EXERCISE BRIEF
Go through the data below. Pull out every line that has the word "this".

ENTRIES
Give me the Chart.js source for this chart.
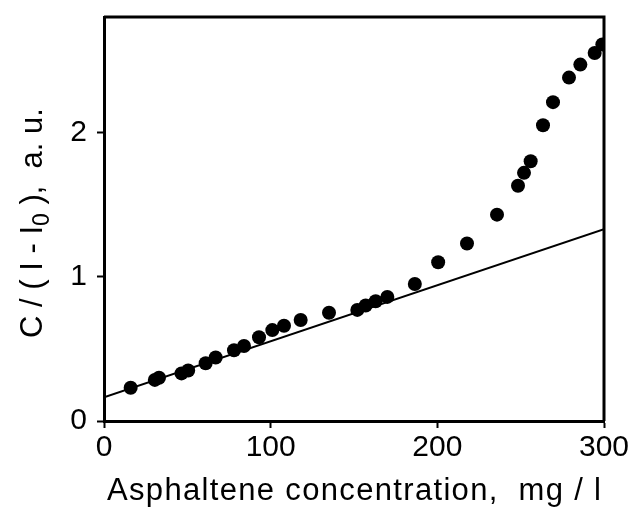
<!DOCTYPE html>
<html>
<head>
<meta charset="utf-8">
<script src="https://cdn.jsdelivr.net/npm/chart.js@4/dist/chart.umd.min.js"></script>
<style>
  html, body { margin: 0; padding: 0; background: #fff; }
  canvas { display: block; }
</style>
</head>
<body>
<canvas id="chart" width="633" height="508"></canvas>
<script>
// measured points (asphaltene concentration, mg/l  vs  C/(I-I0), a.u.)
const concentration = [16, 30.5, 33, 46.5, 50.5, 61, 67, 78, 84, 93, 101, 108, 118, 135,
  152, 157, 163, 170, 186.5, 200.5, 217.8, 235.8, 248.4, 252, 256, 263.4, 269.4, 279, 285.8, 294.4, 299];
const ratio = [0.23, 0.285, 0.30, 0.33, 0.35, 0.40, 0.44, 0.49, 0.52, 0.58, 0.63, 0.66, 0.70, 0.75,
  0.77, 0.80, 0.83, 0.86, 0.95, 1.10, 1.23, 1.43, 1.63, 1.72, 1.80, 2.05, 2.21, 2.38, 2.47, 2.55, 2.61];

// linear fit drawn over the low-concentration part
const fitX = [0, 300];
const fitY = [0.165, 1.33];

// axis ticks
const xTicks = [0, 100, 200, 300];
const yTicks = [0, 1, 2];

const points = concentration.map((c, i) => ({ x: c, y: ratio[i] }));
const fitLine = fitX.map((c, i) => ({ x: c, y: fitY[i] }));

const FONT = '"Liberation Sans", Arial, Helvetica, sans-serif';

// frame on top/right plus axis titles (y title has a subscript)
const framePlugin = {
  id: 'frame',
  afterDraw(chart) {
    const { ctx, chartArea: a } = chart;
    ctx.save();
    ctx.strokeStyle = '#000';
    ctx.lineWidth = 3;
    ctx.beginPath();
    ctx.moveTo(a.left, a.top);
    ctx.lineTo(a.right, a.top);
    ctx.lineTo(a.right, a.bottom);
    ctx.stroke();

    ctx.fillStyle = '#000';
    // x title
    const xt = 'Asphaltene concentration,  mg / l';
    ctx.font = '31px ' + FONT;
    ctx.textBaseline = 'alphabetic';
    ctx.textAlign = 'left';
    const w = ctx.measureText(xt).width;
    const spacing = (494 - w) / (xt.length - 1);
    ctx.letterSpacing = spacing + 'px';
    ctx.fillText(xt, 107, 500);
    ctx.letterSpacing = '0px';

    // y title, rotated, with subscript 0
    const parts = [
      { t: 'C / ( I - I', size: 31, dy: 0 },
      { t: '0', size: 23, dy: 7 },
      { t: ' ),  a. u.', size: 31, dy: 0 }
    ];
    let total = 0;
    parts.forEach(p => { ctx.font = p.size + 'px ' + FONT; p.w = ctx.measureText(p.t).width; total += p.w; });
    ctx.translate(42, 223);
    ctx.rotate(-Math.PI / 2);
    let x = -total / 2;
    parts.forEach(p => {
      ctx.font = p.size + 'px ' + FONT;
      ctx.fillText(p.t, x, p.dy);
      x += p.w;
    });
    ctx.restore();
  }
};

// drop the label overhang padding so the plot box sits where the layout puts it
const noPad = s => { s.paddingTop = 0; s.paddingBottom = 0; s.paddingLeft = 0; s.paddingRight = 0; };

new Chart(document.getElementById('chart'), {
  type: 'scatter',
  data: {
    datasets: [
      {
        label: 'data',
        data: points,
        pointRadius: 7,
        pointBorderWidth: 0,
        backgroundColor: '#000',
        borderColor: '#000',
        clip: 0
      },
      {
        label: 'fit',
        data: fitLine,
        showLine: true,
        pointRadius: 0,
        borderColor: '#000',
        borderWidth: 2,
        clip: 0
      }
    ]
  },
  options: {
    responsive: false,
    animation: false,
    layout: { padding: { left: 0, top: 17, right: 29, bottom: 0 } },
    plugins: {
      legend: { display: false },
      tooltip: { enabled: false }
    },
    scales: {
      x: {
        type: 'linear',
        min: 0,
        max: 300,
        afterBuildTicks: s => { s.ticks = xTicks.map(v => ({ value: v })); },
        afterFit: s => { s.height = 87; noPad(s); },
        ticks: { color: '#000', font: { size: 30, family: FONT }, padding: 2, maxRotation: 0 },
        grid: { drawOnChartArea: false, tickLength: 7, tickWidth: 2, tickColor: '#000' },
        border: { color: '#000', width: 3 }
      },
      y: {
        type: 'linear',
        min: 0,
        max: 2.8,
        afterBuildTicks: s => { s.ticks = yTicks.map(v => ({ value: v })); },
        afterFit: s => { s.width = 104; noPad(s); },
        ticks: { color: '#000', font: { size: 30, family: FONT }, padding: 10 },
        grid: { drawOnChartArea: false, tickLength: 7, tickWidth: 2, tickColor: '#000' },
        border: { color: '#000', width: 3 }
      }
    }
  },
  plugins: [framePlugin]
});
</script>
</body>
</html>
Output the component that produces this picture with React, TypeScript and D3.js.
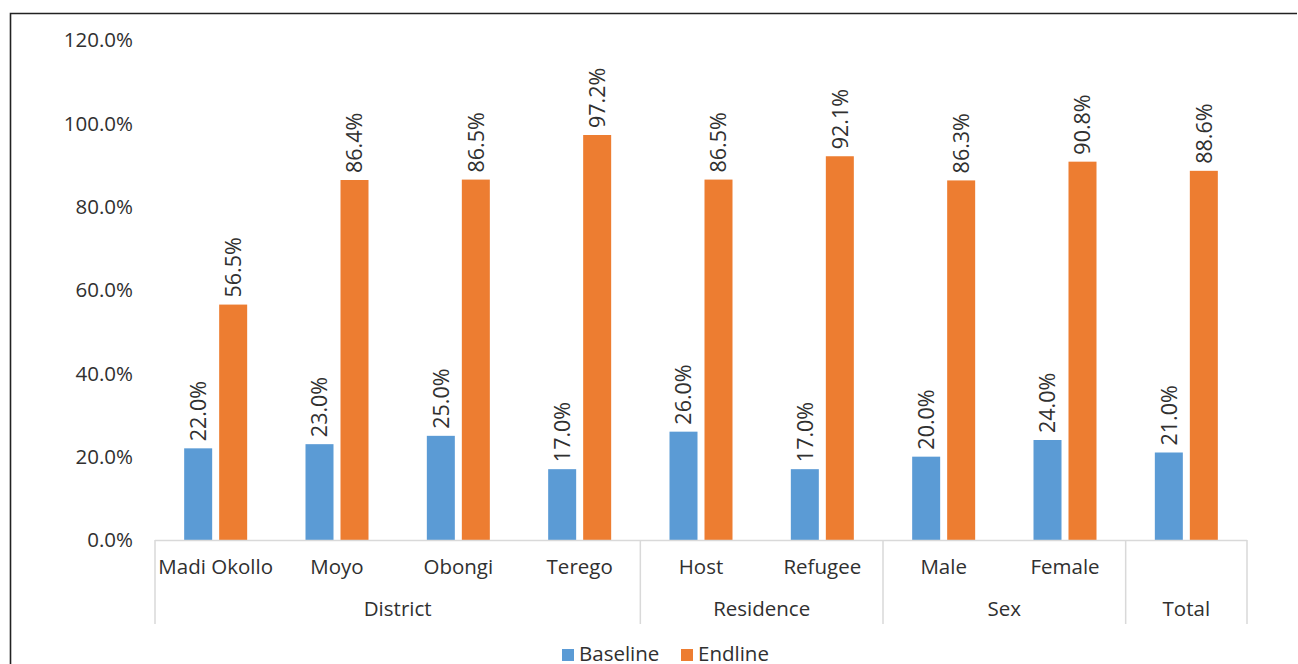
import React from "react";
import * as d3 from "d3";

const categories = ["Madi Okollo", "Moyo", "Obongi", "Terego", "Host", "Refugee", "Male", "Female", "Total"];
// the single-category "Total" group shows only its group label
const categoryLabels = ["Madi Okollo", "Moyo", "Obongi", "Terego", "Host", "Refugee", "Male", "Female", ""];
const groups = [
  { name: "District", span: 4 },
  { name: "Residence", span: 2 },
  { name: "Sex", span: 2 },
  { name: "Total", span: 1 },
];
const baseline = [22.0, 23.0, 25.0, 17.0, 26.0, 17.0, 20.0, 24.0, 21.0];
const endline = [56.5, 86.4, 86.5, 97.2, 86.5, 92.1, 86.3, 90.8, 88.6];
const yTicks = [0, 20, 40, 60, 80, 100, 120];
const seriesNames = ["Baseline", "Endline"];
const colors = ["#5B9BD5", "#ED7D31"];

const W = 1298;
const H = 664;
const plot = { left: 155, right: 1247, top: 40, bottom: 540 };
const FONT = "'Open Sans', sans-serif";
const TEXT = "#303030";
const GRID = "#d9d9d9";
const FS = 20.5;

export default function App() {
  const x = d3.scaleBand<string>().domain(categories).range([plot.left, plot.right]);
  const y = d3.scaleLinear().domain([0, 120]).range([plot.bottom, plot.top]);
  const barW = 28;
  const off = 17.5;
  const series = [baseline, endline];

  // group boundaries along the axis
  let acc = 0;
  const groupEdges = groups.map((g) => {
    const start = acc;
    acc += g.span;
    const x0 = x(categories[start])!;
    const x1 = x(categories[acc - 1])! + x.bandwidth();
    return { ...g, x0, x1 };
  });

  return (
    <svg
      width={W}
      height={H}
      style={{ position: "absolute", left: 0, top: 0, background: "#fff" }}
      fontFamily={FONT}
    >
      {/* frame */}
      <path d={`M10.5,${H} V13.5 H${W - 1}`} fill="none" stroke="#222" strokeWidth={1.6} />

      {/* y tick labels */}
      {yTicks.map((t) => (
        <text key={t} x={133} y={y(t)} dy="0.35em" textAnchor="end" fontSize={FS} fill={TEXT}>
          {t.toFixed(1)}%
        </text>
      ))}

      {/* bars and value labels */}
      {series.map((vals, si) =>
        vals.map((v, i) => {
          const cx = x(categories[i])! + x.bandwidth() / 2 + (si === 0 ? -off : off);
          const top = y(v);
          return (
            <g key={`${si}-${i}`}>
              <rect x={cx - barW / 2} y={top} width={barW} height={plot.bottom - top} fill={colors[si]} />
              <text
                transform={`translate(${cx},${top - 7}) rotate(-90)`}
                dy="0.36em"
                fontSize={21.5}
                fill={TEXT}
              >
                {v.toFixed(1)}%
              </text>
            </g>
          );
        })
      )}

      {/* category axis */}
      <line x1={plot.left} x2={plot.right} y1={plot.bottom + 0.5} y2={plot.bottom + 0.5} stroke={GRID} strokeWidth={1.5} />
      {[groupEdges[0].x0, ...groupEdges.map((g) => g.x1)].map((xe, i) => (
        <line key={i} x1={xe} x2={xe} y1={plot.bottom} y2={624} stroke={GRID} strokeWidth={1.5} />
      ))}
      {categories.map((c, i) => (
        <text
          key={c}
          x={x(c)! + x.bandwidth() / 2}
          y={567}
          dy="0.35em"
          textAnchor="middle"
          fontSize={FS}
          fill={TEXT}
        >
          {categoryLabels[i]}
        </text>
      ))}
      {groupEdges.map((g) => (
        <text key={g.name} x={(g.x0 + g.x1) / 2} y={609} dy="0.35em" textAnchor="middle" fontSize={FS} fill={TEXT}>
          {g.name}
        </text>
      ))}

      {/* legend */}
      {seriesNames.map((s, i) => {
        const lx = i === 0 ? 562 : 681;
        return (
          <g key={s}>
            <rect x={lx} y={649} width={12} height={12} fill={colors[i]} />
            <text x={lx + 17} y={654} dy="0.35em" fontSize={FS} fill={TEXT}>
              {s}
            </text>
          </g>
        );
      })}
    </svg>
  );
}
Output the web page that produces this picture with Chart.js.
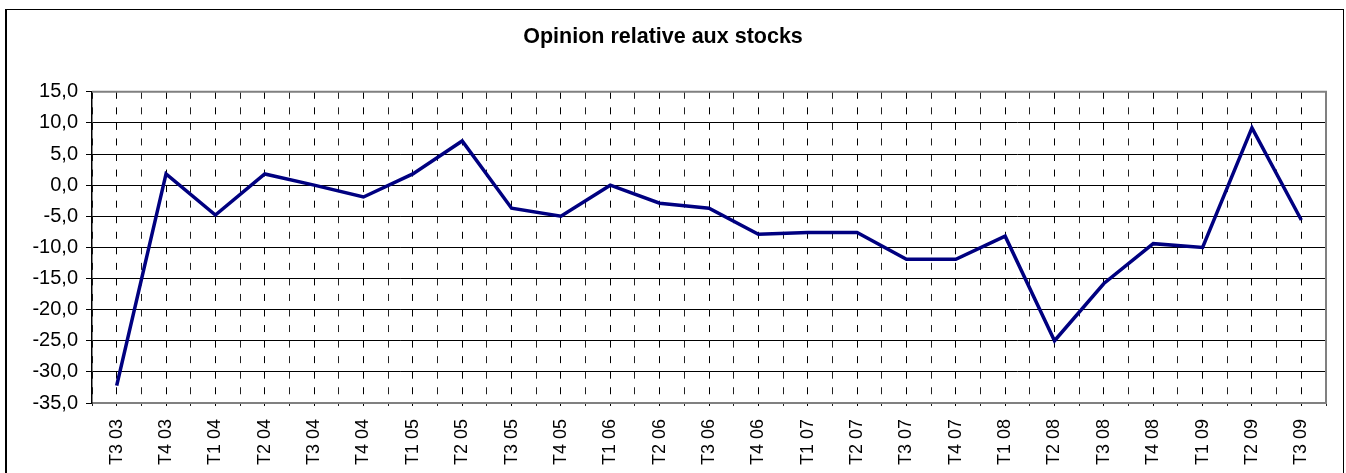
<!DOCTYPE html>
<html>
<head>
<meta charset="utf-8">
<script src="https://cdn.jsdelivr.net/npm/chart.js@4"></script>
<style>
    body { margin: 0; background: #fff; }
    #frame { position: absolute; left: 5px; top: 9px; width: 1336px; height: 480px; border: 1px solid #000; border-left-width: 2px; pointer-events: none; }
    #stocksChart { position: absolute; left: 0; top: 0; }
</style>
</head>
<body>
<canvas id="stocksChart" width="1346" height="473"></canvas>
<div id="frame"></div>
<script>
const quarters = ['T3 03', 'T4 03', 'T1 04', 'T2 04', 'T3 04', 'T4 04', 'T1 05', 'T2 05', 'T3 05', 'T4 05',
    'T1 06', 'T2 06', 'T3 06', 'T4 06', 'T1 07', 'T2 07', 'T3 07', 'T4 07', 'T1 08', 'T2 08',
    'T3 08', 'T4 08', 'T1 09', 'T2 09', 'T3 09'];
const opinion = [-32.2, 1.8, -4.8, 1.8, 0.0, -1.9, 1.8, 7.1, -3.7, -5.0,
    0.0, -2.9, -3.7, -7.9, -7.6, -7.6, -11.9, -11.9, -8.2, -25.0,
    -15.8, -9.4, -10.0, 9.2, -5.6];
const yMin = -35
const yMax = 15
const yStep = 5

const fontFamily = "'Liberation Sans', Arial, sans-serif"

// grey frame round the plot area (top and right sides)
const plotFrame = {
    id: 'plotFrame',
    afterDraw(chart) {
        const {ctx, chartArea} = chart;
        ctx.save();
        ctx.strokeStyle = '#808080';
        ctx.lineWidth = 2;
        ctx.beginPath();
        ctx.moveTo(chartArea.left, chartArea.top);
        ctx.lineTo(chartArea.right, chartArea.top);
        ctx.lineTo(chartArea.right, chartArea.bottom);
        ctx.stroke();
        ctx.restore();
    }
};

const ctx = document.getElementById('stocksChart').getContext('2d');
const myChart = new Chart(ctx, {
    type: 'line',
    data: {
        labels: quarters,
        datasets: [{
            label: 'Opinion relative aux stocks',
            data: opinion,
            borderColor: '#000080',
            borderWidth: 3.5,
            pointRadius: 0,
            tension: 0,
            fill: false
        }]
    },
    options: {
        responsive: false,
        animation: false,
        layout: {
            padding: { left: 0, right: 20, top: 0, bottom: 0 }
        },
        plugins: {
            legend: { display: false },
            tooltip: { enabled: false },
            title: {
                display: true,
                text: 'Opinion relative aux stocks',
                color: '#000',
                font: { family: fontFamily, size: 21.5, weight: 'bold' },
                padding: { top: 24, bottom: 42 }
            }
        },
        scales: {
            x: {
                type: 'category',
                offset: true,
                weight: 0,
                afterFit(scale) { scale.height = 70; },
                grid: {
                    offset: true,
                    color: '#222',
                    lineWidth: 1,
                    tickLength: 3
                },
                border: { display: true, color: '#808080', width: 2, dash: [7, 8.55] },
                ticks: {
                    color: '#000',
                    font: { family: fontFamily, size: 18 },
                    minRotation: 90,
                    maxRotation: 90,
                    autoSkip: false,
                    padding: 13
                }
            },
            x2: {
                type: 'category',
                position: 'bottom',
                offset: true,
                weight: -1,
                afterFit(scale) { scale.height = 0; },
                grid: {
                    offset: false,
                    color: '#000',
                    lineWidth: 1,
                    tickLength: 3
                },
                border: { display: false, dash: [7, 8.55] },
                ticks: { display: false, autoSkip: false }
            },
            y: {
                min: yMin,
                max: yMax,
                afterFit(scale) { scale.width = 92; },
                grid: {
                    color: '#000',
                    lineWidth: 1,
                    tickLength: 6
                },
                border: { display: true, color: '#000', width: 1.5 },
                ticks: {
                    stepSize: yStep,
                    color: '#000',
                    padding: 8,
                    font: { family: fontFamily, size: 20 },
                    callback: value => value.toFixed(1).replace('.', ',')
                }
            }
        }
    },
    plugins: [plotFrame]
});
</script>
</body>
</html>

RIGHT ANSWER
Give me the Chart.js source for this chart.
Output the component that produces this picture with React, TypeScript and D3.js.
Output the web page that produces this picture with Chart.js.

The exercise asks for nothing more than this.